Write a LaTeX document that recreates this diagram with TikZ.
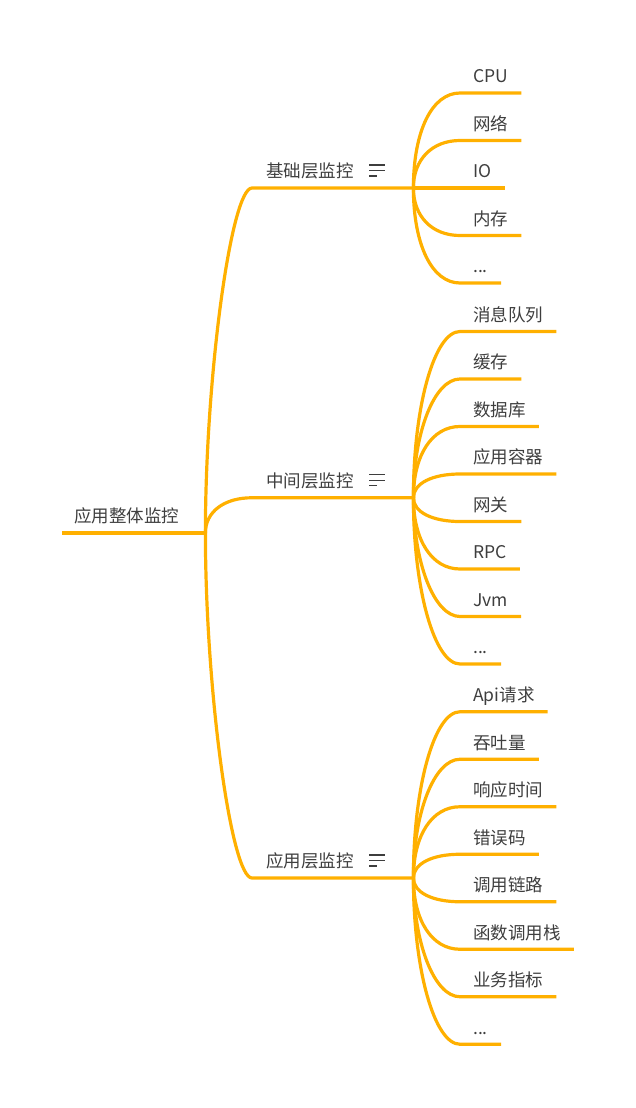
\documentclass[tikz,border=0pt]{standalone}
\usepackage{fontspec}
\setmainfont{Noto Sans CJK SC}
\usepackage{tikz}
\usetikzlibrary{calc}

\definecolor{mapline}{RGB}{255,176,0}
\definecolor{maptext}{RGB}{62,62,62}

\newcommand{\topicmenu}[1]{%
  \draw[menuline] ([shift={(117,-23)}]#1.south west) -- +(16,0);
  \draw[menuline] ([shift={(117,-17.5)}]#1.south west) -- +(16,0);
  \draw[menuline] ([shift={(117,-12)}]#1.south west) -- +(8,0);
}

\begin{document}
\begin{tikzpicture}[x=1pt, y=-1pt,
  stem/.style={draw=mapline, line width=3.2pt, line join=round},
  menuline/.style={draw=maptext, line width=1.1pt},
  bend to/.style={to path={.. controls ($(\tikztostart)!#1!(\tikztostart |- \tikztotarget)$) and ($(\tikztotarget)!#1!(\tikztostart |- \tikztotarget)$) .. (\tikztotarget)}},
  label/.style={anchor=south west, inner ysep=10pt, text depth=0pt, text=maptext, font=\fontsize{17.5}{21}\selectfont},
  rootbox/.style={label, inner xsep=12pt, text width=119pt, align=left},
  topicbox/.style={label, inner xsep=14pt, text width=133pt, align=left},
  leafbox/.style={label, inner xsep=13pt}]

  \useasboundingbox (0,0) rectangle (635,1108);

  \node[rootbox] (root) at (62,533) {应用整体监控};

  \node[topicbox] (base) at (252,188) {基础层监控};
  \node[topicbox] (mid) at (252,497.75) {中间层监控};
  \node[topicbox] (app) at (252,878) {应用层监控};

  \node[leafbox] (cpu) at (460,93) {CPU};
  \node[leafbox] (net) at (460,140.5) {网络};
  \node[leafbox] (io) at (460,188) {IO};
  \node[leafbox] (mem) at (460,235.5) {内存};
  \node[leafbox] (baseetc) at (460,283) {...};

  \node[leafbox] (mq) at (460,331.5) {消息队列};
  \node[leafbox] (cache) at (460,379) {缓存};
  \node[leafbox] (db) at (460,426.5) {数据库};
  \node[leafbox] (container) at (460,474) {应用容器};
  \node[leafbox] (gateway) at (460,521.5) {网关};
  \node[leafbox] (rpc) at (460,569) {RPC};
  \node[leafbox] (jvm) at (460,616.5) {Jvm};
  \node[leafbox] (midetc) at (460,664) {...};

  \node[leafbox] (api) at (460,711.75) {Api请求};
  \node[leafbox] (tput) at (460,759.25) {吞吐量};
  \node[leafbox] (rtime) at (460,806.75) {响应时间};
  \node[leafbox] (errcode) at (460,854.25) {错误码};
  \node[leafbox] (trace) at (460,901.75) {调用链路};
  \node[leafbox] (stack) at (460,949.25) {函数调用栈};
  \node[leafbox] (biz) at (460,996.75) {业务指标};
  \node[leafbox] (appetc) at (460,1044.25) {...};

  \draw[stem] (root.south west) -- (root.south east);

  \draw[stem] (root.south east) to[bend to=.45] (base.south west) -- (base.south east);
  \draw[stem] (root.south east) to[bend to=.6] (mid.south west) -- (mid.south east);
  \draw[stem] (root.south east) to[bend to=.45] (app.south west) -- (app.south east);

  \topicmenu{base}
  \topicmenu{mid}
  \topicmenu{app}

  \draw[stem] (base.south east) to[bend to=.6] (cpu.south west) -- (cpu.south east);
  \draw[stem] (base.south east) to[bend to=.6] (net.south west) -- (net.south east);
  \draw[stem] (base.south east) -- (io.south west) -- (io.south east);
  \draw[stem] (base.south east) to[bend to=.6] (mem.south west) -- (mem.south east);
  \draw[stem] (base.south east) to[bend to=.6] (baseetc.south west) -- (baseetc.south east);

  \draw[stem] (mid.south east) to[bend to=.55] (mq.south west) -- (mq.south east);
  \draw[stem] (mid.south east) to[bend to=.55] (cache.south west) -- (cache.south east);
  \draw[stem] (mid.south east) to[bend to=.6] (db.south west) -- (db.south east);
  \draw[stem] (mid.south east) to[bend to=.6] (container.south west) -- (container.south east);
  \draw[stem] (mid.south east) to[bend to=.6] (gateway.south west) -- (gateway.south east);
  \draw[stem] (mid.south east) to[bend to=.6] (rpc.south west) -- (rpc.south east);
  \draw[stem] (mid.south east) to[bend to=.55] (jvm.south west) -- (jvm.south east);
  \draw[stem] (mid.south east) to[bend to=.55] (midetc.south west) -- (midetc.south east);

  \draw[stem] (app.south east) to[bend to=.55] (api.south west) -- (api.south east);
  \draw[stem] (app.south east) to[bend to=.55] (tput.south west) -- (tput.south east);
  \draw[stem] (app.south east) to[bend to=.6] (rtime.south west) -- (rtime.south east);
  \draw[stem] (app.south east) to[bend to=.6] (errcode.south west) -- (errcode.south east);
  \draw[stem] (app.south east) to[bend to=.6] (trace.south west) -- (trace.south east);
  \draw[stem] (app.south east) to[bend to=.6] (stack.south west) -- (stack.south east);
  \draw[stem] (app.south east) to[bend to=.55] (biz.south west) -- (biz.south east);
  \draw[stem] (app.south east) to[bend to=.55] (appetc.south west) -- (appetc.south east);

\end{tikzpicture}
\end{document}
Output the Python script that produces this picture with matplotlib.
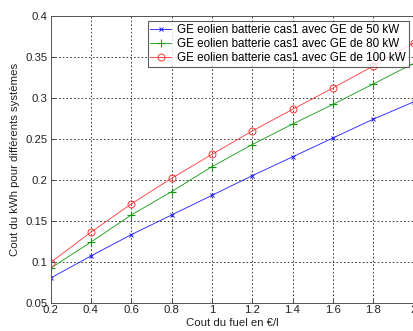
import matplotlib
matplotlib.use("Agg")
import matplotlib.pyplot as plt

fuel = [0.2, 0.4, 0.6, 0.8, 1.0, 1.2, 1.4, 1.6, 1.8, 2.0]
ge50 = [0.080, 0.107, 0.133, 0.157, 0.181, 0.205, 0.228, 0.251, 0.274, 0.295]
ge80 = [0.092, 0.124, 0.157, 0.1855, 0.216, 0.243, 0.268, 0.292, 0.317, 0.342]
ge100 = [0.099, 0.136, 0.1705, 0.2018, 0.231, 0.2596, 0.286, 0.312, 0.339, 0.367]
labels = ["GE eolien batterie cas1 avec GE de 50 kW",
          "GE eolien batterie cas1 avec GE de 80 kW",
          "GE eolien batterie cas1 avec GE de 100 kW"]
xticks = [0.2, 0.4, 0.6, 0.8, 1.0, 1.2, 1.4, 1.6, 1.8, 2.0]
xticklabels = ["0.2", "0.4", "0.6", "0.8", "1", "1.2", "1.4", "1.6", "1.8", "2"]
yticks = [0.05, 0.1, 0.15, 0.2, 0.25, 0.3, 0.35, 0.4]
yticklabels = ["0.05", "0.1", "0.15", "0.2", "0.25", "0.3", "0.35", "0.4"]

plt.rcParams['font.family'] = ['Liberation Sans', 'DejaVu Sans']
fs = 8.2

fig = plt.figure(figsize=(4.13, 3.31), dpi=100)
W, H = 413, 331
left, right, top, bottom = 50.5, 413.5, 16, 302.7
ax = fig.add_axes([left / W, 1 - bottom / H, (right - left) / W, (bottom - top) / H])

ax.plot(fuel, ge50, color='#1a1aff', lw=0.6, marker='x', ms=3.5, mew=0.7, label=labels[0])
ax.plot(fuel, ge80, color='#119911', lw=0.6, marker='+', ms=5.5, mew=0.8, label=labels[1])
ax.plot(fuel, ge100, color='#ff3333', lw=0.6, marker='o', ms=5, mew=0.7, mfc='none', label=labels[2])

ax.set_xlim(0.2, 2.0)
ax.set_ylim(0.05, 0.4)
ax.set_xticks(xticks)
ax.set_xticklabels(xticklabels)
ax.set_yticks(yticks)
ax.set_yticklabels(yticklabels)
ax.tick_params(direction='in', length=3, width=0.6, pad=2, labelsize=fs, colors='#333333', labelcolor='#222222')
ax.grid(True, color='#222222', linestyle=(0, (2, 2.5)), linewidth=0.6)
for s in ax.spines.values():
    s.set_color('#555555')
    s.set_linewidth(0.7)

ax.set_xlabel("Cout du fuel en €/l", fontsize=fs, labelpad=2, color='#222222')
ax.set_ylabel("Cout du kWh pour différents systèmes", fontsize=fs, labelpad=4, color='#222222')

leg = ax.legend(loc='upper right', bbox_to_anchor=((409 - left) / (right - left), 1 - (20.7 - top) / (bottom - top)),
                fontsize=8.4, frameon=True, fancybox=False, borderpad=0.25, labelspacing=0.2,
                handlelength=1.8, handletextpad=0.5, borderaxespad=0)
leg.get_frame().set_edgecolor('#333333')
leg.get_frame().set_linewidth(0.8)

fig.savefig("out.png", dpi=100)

:::::

▸ YOUR INSTRUCTIONS
Where a line in the entries holds the word "this", copy that line.

▸ WRITTEN RESPONSE
Write a LaTeX document that recreates this diagram with TikZ.
Output the Python script that produces this picture with matplotlib.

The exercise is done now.